On 11/17/09, Benjamin Smith <lists@xxxxxxxxxxxxxxxxxx> wrote:
> I'm having a server report a high load average when backing up Postgres
> database files to an external USB drive. This is driving my loadbalancers
> all
> out of kilter and causing a large volume of network monitor alerts.
>
> I have a 1TB USB drive plugged into a USB2 port that I use to back up the
> production drives (which are SCSI). It's working fine, but while doing
> backups
> (hourly) the load average on the server shoots up from the normal 0.5 - 1.5
> or
> so up to a high between 10 and 30. Strangely, even though the "load is high"

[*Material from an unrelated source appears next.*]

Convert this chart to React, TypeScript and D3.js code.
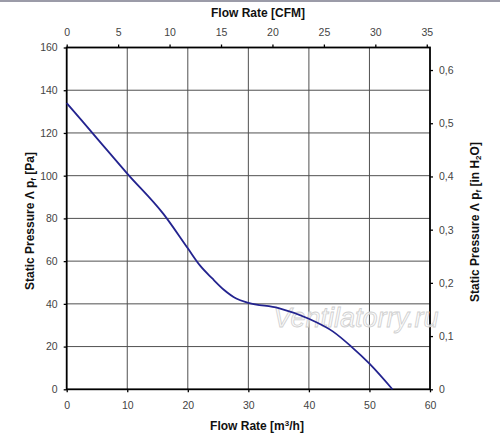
import * as d3 from "d3";
import { useEffect, useRef } from "react";

// m³/h vs Pa
const flowM3h = [0, 5, 10, 16, 20, 22, 24, 26, 28, 30, 35, 40, 44, 47, 50, 53.8];
const pressurePa = [134, 117.5, 101, 82, 66, 58, 52, 46.5, 42.5, 40.5, 38, 33, 27, 20, 12, 0];

const bottomTicks = [0, 10, 20, 30, 40, 50, 60];
const leftTicks = [0, 20, 40, 60, 80, 100, 120, 140, 160];
const topTicksCfm = [0, 5, 10, 15, 20, 25, 30, 35];
const rightTicksInH2O = [0, 0.1, 0.2, 0.3, 0.4, 0.5, 0.6];

const CFM_TO_M3H = 1.699;
const INH2O_TO_PA = 249.09;

const width = 500;
const height = 440;
const margin = { left: 66.7, right: 70, top: 47.5, bottom: 50.7 };
const FONT = "'Liberation Sans', Arial, sans-serif";

export default function App() {
  const ref = useRef<SVGSVGElement | null>(null);

  useEffect(() => {
    const svg = d3.select(ref.current);
    svg.selectAll("*").remove();

    const x = d3
      .scaleLinear()
      .domain([0, 60])
      .range([margin.left, width - margin.right]);
    const y = d3
      .scaleLinear()
      .domain([0, 160])
      .range([height - margin.bottom, margin.top]);

    svg.append("rect").attr("width", width).attr("height", height).attr("fill", "#fff");
    svg.append("rect").attr("width", width).attr("height", 2).attr("fill", "#9b9ba8");

    // grid
    const grid = svg.append("g").attr("stroke", "#505050").attr("stroke-width", 1);
    bottomTicks.slice(1, -1).forEach((t) => {
      grid.append("line")
        .attr("x1", x(t)).attr("x2", x(t))
        .attr("y1", y(0)).attr("y2", y(160));
    });
    leftTicks.slice(1, -1).forEach((t) => {
      grid.append("line")
        .attr("x1", x(0)).attr("x2", x(60))
        .attr("y1", y(t)).attr("y2", y(t));
    });

    const axisStyle = (g: d3.Selection<SVGGElement, unknown, null, undefined>) => {
      g.select(".domain").remove();
      g.selectAll(".tick line").attr("stroke", "#000").attr("stroke-width", 1.3);
      g.selectAll(".tick text")
        .attr("fill", "#444")
        .style("font-family", FONT)
        .style("font-size", "10.5px");
    };

    svg.append("g")
      .attr("transform", `translate(0,${y(0)})`)
      .call(d3.axisBottom(x).tickValues(bottomTicks).tickSize(3).tickPadding(9))
      .call(axisStyle);

    svg.append("g")
      .attr("transform", `translate(${x(0)},0)`)
      .call(d3.axisLeft(y).tickValues(leftTicks).tickSize(3).tickPadding(6))
      .call(axisStyle);

    const xCfm = d3
      .scaleLinear()
      .domain([0, 60 / CFM_TO_M3H])
      .range([margin.left, width - margin.right]);
    svg.append("g")
      .attr("transform", `translate(0,${y(160)})`)
      .call(d3.axisTop(xCfm).tickValues(topTicksCfm).tickSize(3).tickPadding(9))
      .call(axisStyle);

    const yIn = d3
      .scaleLinear()
      .domain([0, 160 / INH2O_TO_PA])
      .range([height - margin.bottom, margin.top]);
    svg.append("g")
      .attr("transform", `translate(${x(60)},0)`)
      .call(
        d3.axisRight(yIn)
          .tickValues(rightTicksInH2O)
          .tickSize(3)
          .tickPadding(6)
          .tickFormat((d) => (d === 0 ? "0" : d3.format(".1f")(d as number).replace(".", ",")))
      )
      .call(axisStyle);

    // plot frame
    svg.append("rect")
      .attr("x", x(0)).attr("y", y(160))
      .attr("width", x(60) - x(0)).attr("height", y(0) - y(160))
      .attr("fill", "none").attr("stroke", "#000").attr("stroke-width", 1.8);

    // watermark
    svg.append("text")
      .attr("x", 356).attr("y", 327)
      .attr("text-anchor", "middle")
      .style("font-family", FONT)
      .style("font-style", "italic")
      .style("font-size", "27px")
      .attr("fill", "#fafafa").attr("fill-opacity", 0.7)
      .attr("stroke", "#cfcfcf").attr("stroke-width", 0.8)
      .text("Ventilatorry.ru");

    // curve
    const pts: [number, number][] = flowM3h.map((f, i) => [f, pressurePa[i]]);
    svg.append("path")
      .datum(pts)
      .attr("fill", "none")
      .attr("stroke", "#23238f")
      .attr("stroke-width", 1.8)
      .attr("d", d3.line<[number, number]>()
        .x((d) => x(d[0]))
        .y((d) => y(d[1]))
        .curve(d3.curveMonotoneX));

    // titles
    const title = (sel: d3.Selection<SVGTextElement, unknown, null, undefined>) =>
      sel.attr("text-anchor", "middle")
        .style("font-family", FONT)
        .style("font-weight", "bold")
        .style("font-size", "12px")
        .attr("fill", "#111");

    svg.append("text").attr("x", 258).attr("y", 17).call(title).text("Flow Rate [CFM]");

    const bt = svg.append("text").attr("x", 257).attr("y", 430).call(title);
    bt.append("tspan").text("Flow Rate [m");
    bt.append("tspan").attr("dy", -4).style("font-size", "8px").text("3");
    bt.append("tspan").attr("dy", 4).text("/h]");

    const lt = svg.append("text")
      .attr("transform", "translate(34,221) rotate(-90)")
      .call(title);
    lt.append("tspan").text("Static Pressure Λ p");
    lt.append("tspan").attr("dy", 2).style("font-size", "8px").text("f");
    lt.append("tspan").attr("dy", -2).text(" [Pa]");

    const rt = svg.append("text")
      .attr("transform", "translate(479,222) rotate(-90)")
      .call(title);
    rt.append("tspan").text("Static Pressure Λ p");
    rt.append("tspan").attr("dy", 2).style("font-size", "8px").text("f");
    rt.append("tspan").attr("dy", -2).text(" [in H");
    rt.append("tspan").attr("dy", 2).style("font-size", "8px").text("2");
    rt.append("tspan").attr("dy", -2).text("O]");
  }, []);

  return (
    <svg
      ref={ref}
      width={width}
      height={height}
      style={{ position: "absolute", left: 0, top: 0, display: "block" }}
    />
  );
}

> the server is completely responsive, even the USB drives being accessed are!
>
> Backup script is really simple, run via cron, pretty much just:
>
> #! /bin/sh
> hour=`date +%k`;
> pg_dump <options> mydatabase > /media/backups/mydatabase.$hour.pgsql;
>
> where /media/backups is the mount point for the USB drive.
>
> Using top to diagnose, nothing seems to be particularly high! IoWait seems
> reasonable (10-30%) and CPUs are 0.5%, Idle is 70-90%. Even accessing the
> USB
> partition while the load is "high" is responsive!
>
> I'm guessing that something changed in how load average is counted?
>
> Server Stats:
> 	Late model 8-way Xeon, SuperMicro brand.
> 	CentOS 4.x  / 64 (all updates applied, booted after last kernel update)
> 	Kernel 2.6.9-89.0.16.ELsmp
> 	4 GB ECC RAM
> 	300 GB SCSI HDD.
> 	Standard Apache/PHP, Postgres 8.4.
>
> Any idea how to revert to the old load average tracking behavior short of
> using a stale and potentially insecure kernel?